See the Story Behind the Worldwide Conference Choir Performance

Worldwide Choir Joins Tabernacle Choir in General Conference Performance

Latter-day Saints from around the world virtually joined The Tabernacle Choir at Temple Square in a pre-recorded performance during the 190th Annual General Conference of The Church of Jesus Christ of Latter-day Saints in April 2020.

In addition to the historic significance of April’s general conference to ring in the bicentennial anniversary of Joseph Smith’s First Vision –one of the Church’s most important foundational events – risks associated with the COVID-19 pandemic meant that the Church’s official choir could not sing live, as they normally would.

These unique circumstances provided even more value to use a recently produced compilation of pre-recorded video of the iconic Tabernacle Choir at Temple Square and choirs of Latter-day Saints from congregations across the globe.

At the close of the Sunday afternoon session, the pre-produced video of Church members in six continents singing “We Thank Thee, O God, for a Prophet” along with the Church’s iconic choir was broadcast by satellite and streamed by internet to millions of people worldwide who listened to general conference on Church and public-facing channels.

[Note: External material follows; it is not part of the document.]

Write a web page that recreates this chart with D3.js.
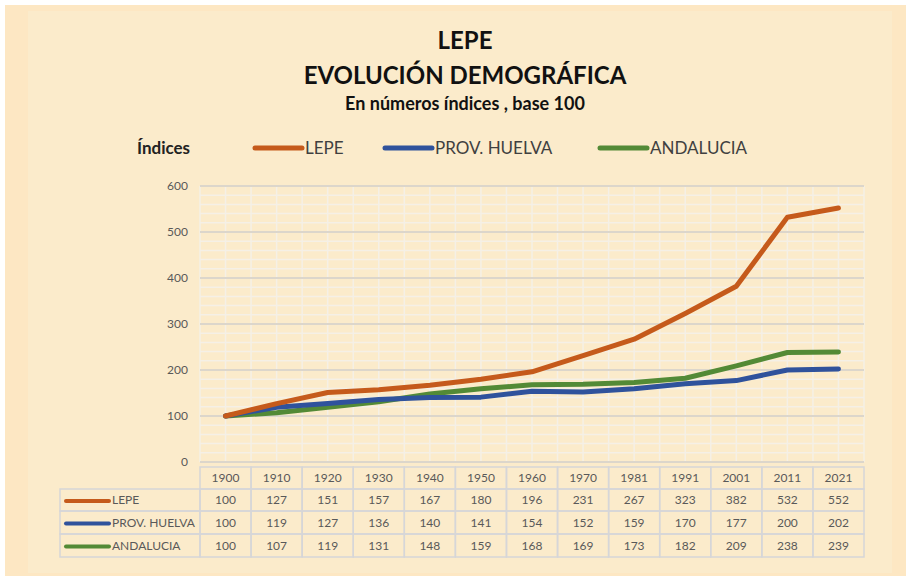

Latter-day Saint choirs from Accra, Ghana; Mexico City, Mexico; Seoul, South Korea; Sao Paulo, Brazil; Frankfurt, Germany; and Auckland, New Zealand, participated in the almost five-minute rendition of the beloved Church hymn.

“Singing together creates feelings of unity and closeness, something that we all need even more as we sit in our homes in isolation,” said Natalie Martinez Pedersen, a member of the New Zealand choir.

The participating choirs sang the hymn in their native languages, which included English, German, Korean, Portuguese and Spanish.

“Prior to anyone knowing what the effects of COVID-19 would be on the world or our general conference, [the hymn] served as a tender mercy and helped lift and heal us just when we needed it,” said Martinez Pedersen, who is originally from Salt Lake City, Utah.

Each choir was recorded in their respective country. Near Frankfurt, Germany, the Latter-day Saints sang in a picturesque backdrop of the historic market square of Windecken, a district of Nidderau, and in New Zealand, the choir was recorded on the shores of Auckland.

“We looked for a dreamy location that an international audience could easily identify as Germany,” explained Judith Genster, a Church project manager who assisted with the video and audio recording last February.

“To us, a historical location matched the focus of our conference,” said Genster.

“What a once-in-a-lifetime way to participate in a historic general conference!” shared Warren Gubler, who serves as a volunteer Church service missionary with his wife, Alisa, in Auckland, New Zealand.

The Gublers, who joined the New Zealand choir, rode a bus with their fellow choir members to one of Auckland’s beaches in Wenderholm Regional Park. When they arrived, the group of several dozen Latter-day Saints were recorded as they sang along to a prerecorded Tabernacle Choir audio track that was later edited to match the song’s timing.

“It was exciting to see the finished product and amazing to be part of this memorable experience,” said Alisa. “I have seen many comments [on social media] … about how people were moved to tears.”

“This multicultural, multilocation choir rendition of ‘We Thank Thee, O God, for a Prophet’ was a particularly tender highlight moment of this past weekend’s conference for me,” said Tracy Browning, a member of the Relief Society’s general board, on social media. “I felt deeply impressed with the beauty and diversity of God’s children. Diversity is wonderfully harmonized when we are focused in the same direction.”

“It felt very humbling to add your small voice to something that then became something powerful,” Martinez Pedersen shared. “It was magnified by the unity of the choirs, the global membership and the spirit that was present in voices, minds and in hearts of everyone watching.”